_DIRECTIONS_.
Retype the opening lines of the data exactly, stopping after the line that contains "0.3287, 0.3750, 0.4404]". Skip every picture.
________
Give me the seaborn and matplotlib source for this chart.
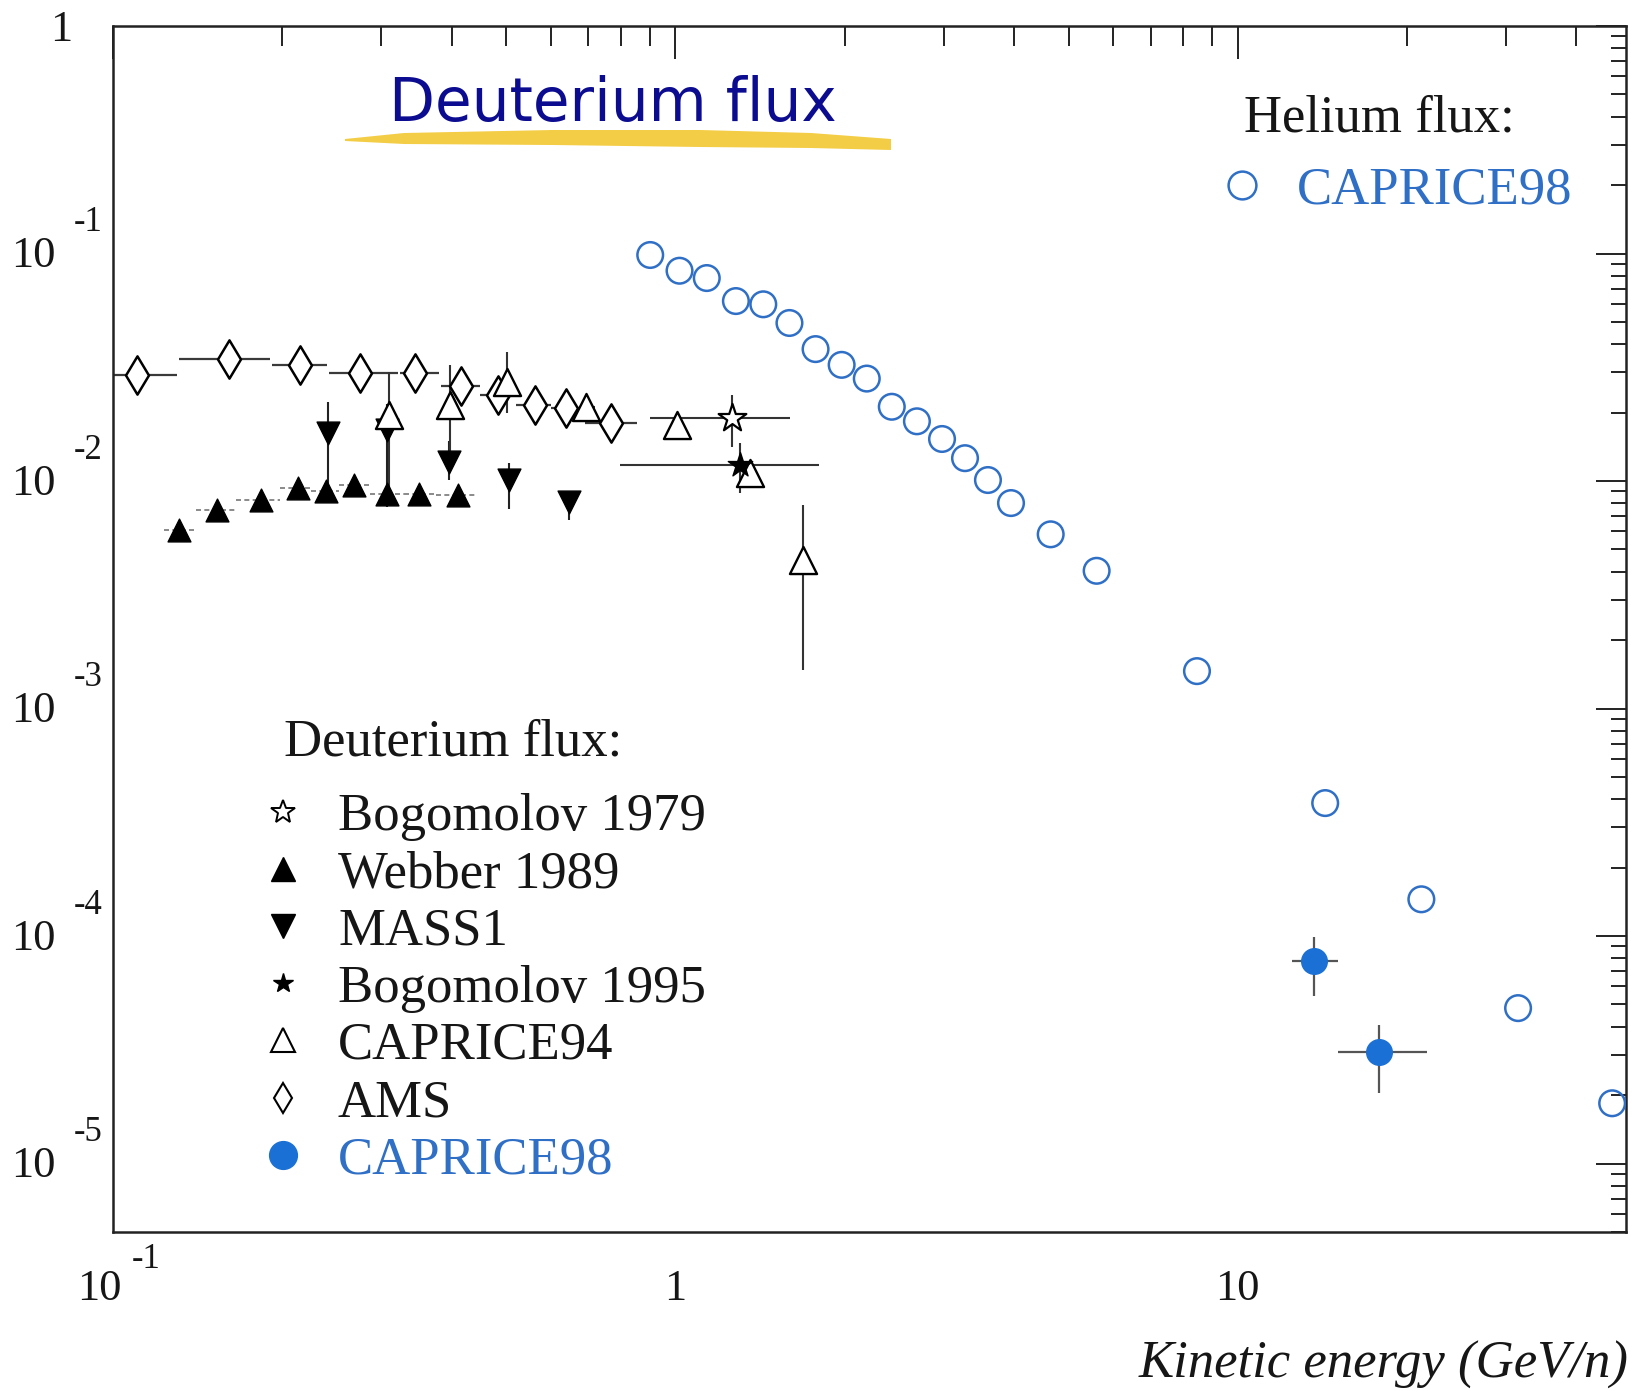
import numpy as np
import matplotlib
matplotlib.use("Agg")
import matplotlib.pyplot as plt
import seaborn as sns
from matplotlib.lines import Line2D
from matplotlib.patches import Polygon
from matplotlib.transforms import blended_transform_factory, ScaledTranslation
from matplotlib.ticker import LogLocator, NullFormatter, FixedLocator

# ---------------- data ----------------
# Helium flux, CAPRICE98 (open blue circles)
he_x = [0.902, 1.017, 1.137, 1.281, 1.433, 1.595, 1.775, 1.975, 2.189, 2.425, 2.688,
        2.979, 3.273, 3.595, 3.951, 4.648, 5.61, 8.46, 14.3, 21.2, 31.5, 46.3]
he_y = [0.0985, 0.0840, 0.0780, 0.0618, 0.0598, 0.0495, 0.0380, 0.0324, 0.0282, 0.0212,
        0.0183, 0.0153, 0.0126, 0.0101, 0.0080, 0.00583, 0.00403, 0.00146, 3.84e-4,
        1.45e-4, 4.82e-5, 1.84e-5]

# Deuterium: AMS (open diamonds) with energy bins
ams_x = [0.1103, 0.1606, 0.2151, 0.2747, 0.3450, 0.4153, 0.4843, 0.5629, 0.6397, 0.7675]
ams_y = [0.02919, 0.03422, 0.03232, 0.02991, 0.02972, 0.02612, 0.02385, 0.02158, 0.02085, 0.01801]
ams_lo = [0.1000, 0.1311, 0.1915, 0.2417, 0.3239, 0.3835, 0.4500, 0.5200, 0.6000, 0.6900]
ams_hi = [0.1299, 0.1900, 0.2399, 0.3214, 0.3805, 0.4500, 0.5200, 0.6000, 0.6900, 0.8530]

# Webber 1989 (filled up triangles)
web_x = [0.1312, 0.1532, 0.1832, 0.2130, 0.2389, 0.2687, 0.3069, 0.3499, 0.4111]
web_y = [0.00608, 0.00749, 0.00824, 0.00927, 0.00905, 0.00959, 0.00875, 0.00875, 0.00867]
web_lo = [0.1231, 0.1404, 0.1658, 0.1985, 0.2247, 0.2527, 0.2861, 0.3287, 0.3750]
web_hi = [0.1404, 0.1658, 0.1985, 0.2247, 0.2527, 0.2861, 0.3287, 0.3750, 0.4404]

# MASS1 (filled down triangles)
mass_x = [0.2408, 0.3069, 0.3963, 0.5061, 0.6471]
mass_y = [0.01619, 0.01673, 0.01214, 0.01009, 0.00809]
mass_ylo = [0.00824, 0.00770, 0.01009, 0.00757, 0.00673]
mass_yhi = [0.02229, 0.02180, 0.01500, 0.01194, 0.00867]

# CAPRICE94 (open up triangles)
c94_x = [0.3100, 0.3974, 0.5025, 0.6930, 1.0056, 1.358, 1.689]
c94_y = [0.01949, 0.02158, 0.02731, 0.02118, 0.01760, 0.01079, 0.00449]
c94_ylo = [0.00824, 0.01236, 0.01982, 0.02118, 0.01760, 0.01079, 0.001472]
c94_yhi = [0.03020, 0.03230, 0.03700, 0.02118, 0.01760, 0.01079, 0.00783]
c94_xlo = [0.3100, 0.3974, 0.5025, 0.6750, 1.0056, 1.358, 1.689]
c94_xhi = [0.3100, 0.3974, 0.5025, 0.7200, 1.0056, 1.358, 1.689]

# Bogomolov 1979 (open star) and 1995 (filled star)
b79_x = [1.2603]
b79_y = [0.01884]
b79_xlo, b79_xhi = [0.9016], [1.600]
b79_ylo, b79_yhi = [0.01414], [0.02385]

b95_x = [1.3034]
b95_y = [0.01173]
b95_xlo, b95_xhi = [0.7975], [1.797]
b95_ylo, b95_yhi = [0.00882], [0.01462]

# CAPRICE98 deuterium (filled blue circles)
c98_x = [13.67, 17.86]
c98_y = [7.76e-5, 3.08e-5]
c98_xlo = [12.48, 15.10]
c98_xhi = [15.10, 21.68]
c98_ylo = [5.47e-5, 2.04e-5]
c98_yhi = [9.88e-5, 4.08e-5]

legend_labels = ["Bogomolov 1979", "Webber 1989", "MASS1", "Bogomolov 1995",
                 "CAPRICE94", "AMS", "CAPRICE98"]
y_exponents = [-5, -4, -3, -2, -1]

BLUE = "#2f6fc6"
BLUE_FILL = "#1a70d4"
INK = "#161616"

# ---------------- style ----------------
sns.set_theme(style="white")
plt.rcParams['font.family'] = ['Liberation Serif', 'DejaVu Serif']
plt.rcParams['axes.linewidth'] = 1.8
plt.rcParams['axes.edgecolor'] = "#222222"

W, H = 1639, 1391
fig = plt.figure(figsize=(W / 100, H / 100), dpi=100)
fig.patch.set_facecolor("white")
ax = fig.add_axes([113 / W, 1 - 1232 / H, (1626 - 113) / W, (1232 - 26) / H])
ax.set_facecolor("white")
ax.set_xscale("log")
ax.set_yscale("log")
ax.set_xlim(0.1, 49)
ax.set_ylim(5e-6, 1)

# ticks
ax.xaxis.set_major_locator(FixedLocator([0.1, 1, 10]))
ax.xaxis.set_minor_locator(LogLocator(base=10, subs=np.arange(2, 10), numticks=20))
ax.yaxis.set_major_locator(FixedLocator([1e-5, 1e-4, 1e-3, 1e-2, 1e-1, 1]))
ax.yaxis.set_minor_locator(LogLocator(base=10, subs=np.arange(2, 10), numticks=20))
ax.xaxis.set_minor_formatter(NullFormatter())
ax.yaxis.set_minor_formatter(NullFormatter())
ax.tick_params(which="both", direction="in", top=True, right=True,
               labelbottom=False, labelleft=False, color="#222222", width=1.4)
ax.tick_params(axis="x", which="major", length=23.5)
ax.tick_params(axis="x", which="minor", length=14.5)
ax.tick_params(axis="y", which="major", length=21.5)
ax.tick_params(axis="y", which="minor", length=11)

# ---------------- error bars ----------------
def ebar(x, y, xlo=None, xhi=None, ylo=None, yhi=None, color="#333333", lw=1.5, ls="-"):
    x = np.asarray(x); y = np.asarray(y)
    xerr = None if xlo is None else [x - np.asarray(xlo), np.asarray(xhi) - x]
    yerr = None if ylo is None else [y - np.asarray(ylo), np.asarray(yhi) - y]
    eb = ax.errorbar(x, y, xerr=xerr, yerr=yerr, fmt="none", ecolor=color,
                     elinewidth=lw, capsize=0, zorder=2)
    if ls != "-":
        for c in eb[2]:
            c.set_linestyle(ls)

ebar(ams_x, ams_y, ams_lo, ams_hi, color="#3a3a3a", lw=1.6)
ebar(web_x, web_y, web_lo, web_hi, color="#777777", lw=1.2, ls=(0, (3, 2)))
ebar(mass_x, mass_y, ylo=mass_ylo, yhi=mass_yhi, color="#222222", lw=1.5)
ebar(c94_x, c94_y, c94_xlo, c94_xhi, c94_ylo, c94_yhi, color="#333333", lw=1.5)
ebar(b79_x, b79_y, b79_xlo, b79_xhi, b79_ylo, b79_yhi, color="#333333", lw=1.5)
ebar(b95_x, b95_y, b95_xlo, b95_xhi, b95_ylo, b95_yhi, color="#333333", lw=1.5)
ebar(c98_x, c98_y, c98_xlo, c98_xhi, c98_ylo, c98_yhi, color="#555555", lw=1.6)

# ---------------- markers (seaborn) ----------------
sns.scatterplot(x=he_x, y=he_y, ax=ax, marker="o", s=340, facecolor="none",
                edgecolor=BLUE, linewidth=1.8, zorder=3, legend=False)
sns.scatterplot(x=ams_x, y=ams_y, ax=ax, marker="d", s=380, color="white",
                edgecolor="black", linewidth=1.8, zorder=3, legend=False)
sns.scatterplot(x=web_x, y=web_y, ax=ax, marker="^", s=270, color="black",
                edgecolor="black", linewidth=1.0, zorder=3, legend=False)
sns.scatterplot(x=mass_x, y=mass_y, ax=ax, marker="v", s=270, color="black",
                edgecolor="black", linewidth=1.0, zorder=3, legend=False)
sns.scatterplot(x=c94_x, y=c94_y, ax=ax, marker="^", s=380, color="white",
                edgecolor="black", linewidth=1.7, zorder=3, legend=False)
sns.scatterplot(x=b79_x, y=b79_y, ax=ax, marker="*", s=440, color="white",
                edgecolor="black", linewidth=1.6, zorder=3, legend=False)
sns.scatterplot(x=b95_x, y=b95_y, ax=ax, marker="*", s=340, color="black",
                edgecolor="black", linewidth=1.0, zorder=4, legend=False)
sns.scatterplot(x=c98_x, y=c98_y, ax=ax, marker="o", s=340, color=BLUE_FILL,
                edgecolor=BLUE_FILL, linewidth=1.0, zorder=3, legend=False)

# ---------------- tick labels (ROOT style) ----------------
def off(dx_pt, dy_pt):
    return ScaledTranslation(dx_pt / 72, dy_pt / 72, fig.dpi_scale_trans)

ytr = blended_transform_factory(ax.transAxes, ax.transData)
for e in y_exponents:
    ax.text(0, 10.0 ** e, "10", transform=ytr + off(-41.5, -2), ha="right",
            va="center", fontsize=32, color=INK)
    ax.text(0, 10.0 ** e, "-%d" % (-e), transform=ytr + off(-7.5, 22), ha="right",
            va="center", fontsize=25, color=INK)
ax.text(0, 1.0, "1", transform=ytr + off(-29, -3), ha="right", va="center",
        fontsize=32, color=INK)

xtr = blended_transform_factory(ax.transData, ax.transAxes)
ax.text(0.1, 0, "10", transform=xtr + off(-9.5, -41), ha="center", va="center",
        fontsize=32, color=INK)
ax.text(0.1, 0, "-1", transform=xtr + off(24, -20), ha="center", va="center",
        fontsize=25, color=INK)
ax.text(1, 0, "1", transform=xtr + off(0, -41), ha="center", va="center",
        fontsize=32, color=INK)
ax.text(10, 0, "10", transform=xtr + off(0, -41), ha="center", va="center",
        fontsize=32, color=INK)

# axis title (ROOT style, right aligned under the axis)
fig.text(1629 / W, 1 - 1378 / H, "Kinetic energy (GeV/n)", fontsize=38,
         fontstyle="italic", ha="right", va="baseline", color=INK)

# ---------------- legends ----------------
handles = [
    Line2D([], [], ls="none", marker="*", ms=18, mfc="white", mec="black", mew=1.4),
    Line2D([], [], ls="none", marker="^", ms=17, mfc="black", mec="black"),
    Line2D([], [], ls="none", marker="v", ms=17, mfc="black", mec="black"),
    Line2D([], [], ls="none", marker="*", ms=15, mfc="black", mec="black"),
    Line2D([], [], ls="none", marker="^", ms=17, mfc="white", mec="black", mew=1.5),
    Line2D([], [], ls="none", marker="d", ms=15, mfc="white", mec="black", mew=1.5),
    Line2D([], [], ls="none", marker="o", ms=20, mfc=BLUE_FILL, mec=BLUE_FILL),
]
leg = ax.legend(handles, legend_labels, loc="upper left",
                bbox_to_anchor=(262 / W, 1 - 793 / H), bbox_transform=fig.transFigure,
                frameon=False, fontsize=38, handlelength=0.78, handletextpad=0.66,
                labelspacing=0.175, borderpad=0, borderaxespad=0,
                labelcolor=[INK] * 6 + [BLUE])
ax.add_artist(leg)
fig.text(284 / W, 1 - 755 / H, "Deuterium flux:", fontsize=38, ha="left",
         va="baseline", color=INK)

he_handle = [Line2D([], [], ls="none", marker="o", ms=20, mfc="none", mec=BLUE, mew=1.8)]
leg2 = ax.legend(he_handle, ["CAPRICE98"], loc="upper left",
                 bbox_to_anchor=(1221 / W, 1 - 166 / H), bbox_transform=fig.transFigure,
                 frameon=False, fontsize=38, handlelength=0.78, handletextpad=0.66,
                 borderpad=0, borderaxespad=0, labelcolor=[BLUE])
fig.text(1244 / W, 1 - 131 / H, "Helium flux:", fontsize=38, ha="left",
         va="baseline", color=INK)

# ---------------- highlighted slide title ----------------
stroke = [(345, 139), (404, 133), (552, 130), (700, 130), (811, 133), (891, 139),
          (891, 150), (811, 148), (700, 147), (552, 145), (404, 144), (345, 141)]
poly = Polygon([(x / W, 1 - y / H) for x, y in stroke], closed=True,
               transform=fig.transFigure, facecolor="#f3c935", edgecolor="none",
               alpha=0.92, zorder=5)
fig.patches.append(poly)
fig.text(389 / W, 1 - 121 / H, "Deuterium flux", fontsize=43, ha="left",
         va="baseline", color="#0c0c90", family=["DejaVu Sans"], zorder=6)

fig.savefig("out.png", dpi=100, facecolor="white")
________
_RESULT OF THIS TASK_.
Give me the seaborn and matplotlib source for this chart.
import numpy as np
import matplotlib
matplotlib.use("Agg")
import matplotlib.pyplot as plt
import seaborn as sns
from matplotlib.lines import Line2D
from matplotlib.patches import Polygon
from matplotlib.transforms import blended_transform_factory, ScaledTranslation
from matplotlib.ticker import LogLocator, NullFormatter, FixedLocator

# ---------------- data ----------------
# Helium flux, CAPRICE98 (open blue circles)
he_x = [0.902, 1.017, 1.137, 1.281, 1.433, 1.595, 1.775, 1.975, 2.189, 2.425, 2.688,
        2.979, 3.273, 3.595, 3.951, 4.648, 5.61, 8.46, 14.3, 21.2, 31.5, 46.3]
he_y = [0.0985, 0.0840, 0.0780, 0.0618, 0.0598, 0.0495, 0.0380, 0.0324, 0.0282, 0.0212,
        0.0183, 0.0153, 0.0126, 0.0101, 0.0080, 0.00583, 0.00403, 0.00146, 3.84e-4,
        1.45e-4, 4.82e-5, 1.84e-5]

# Deuterium: AMS (open diamonds) with energy bins
ams_x = [0.1103, 0.1606, 0.2151, 0.2747, 0.3450, 0.4153, 0.4843, 0.5629, 0.6397, 0.7675]
ams_y = [0.02919, 0.03422, 0.03232, 0.02991, 0.02972, 0.02612, 0.02385, 0.02158, 0.02085, 0.01801]
ams_lo = [0.1000, 0.1311, 0.1915, 0.2417, 0.3239, 0.3835, 0.4500, 0.5200, 0.6000, 0.6900]
ams_hi = [0.1299, 0.1900, 0.2399, 0.3214, 0.3805, 0.4500, 0.5200, 0.6000, 0.6900, 0.8530]

# Webber 1989 (filled up triangles)
web_x = [0.1312, 0.1532, 0.1832, 0.2130, 0.2389, 0.2687, 0.3069, 0.3499, 0.4111]
web_y = [0.00608, 0.00749, 0.00824, 0.00927, 0.00905, 0.00959, 0.00875, 0.00875, 0.00867]
web_lo = [0.1231, 0.1404, 0.1658, 0.1985, 0.2247, 0.2527, 0.2861, 0.3287, 0.3750]
web_hi = [0.1404, 0.1658, 0.1985, 0.2247, 0.2527, 0.2861, 0.3287, 0.3750, 0.4404]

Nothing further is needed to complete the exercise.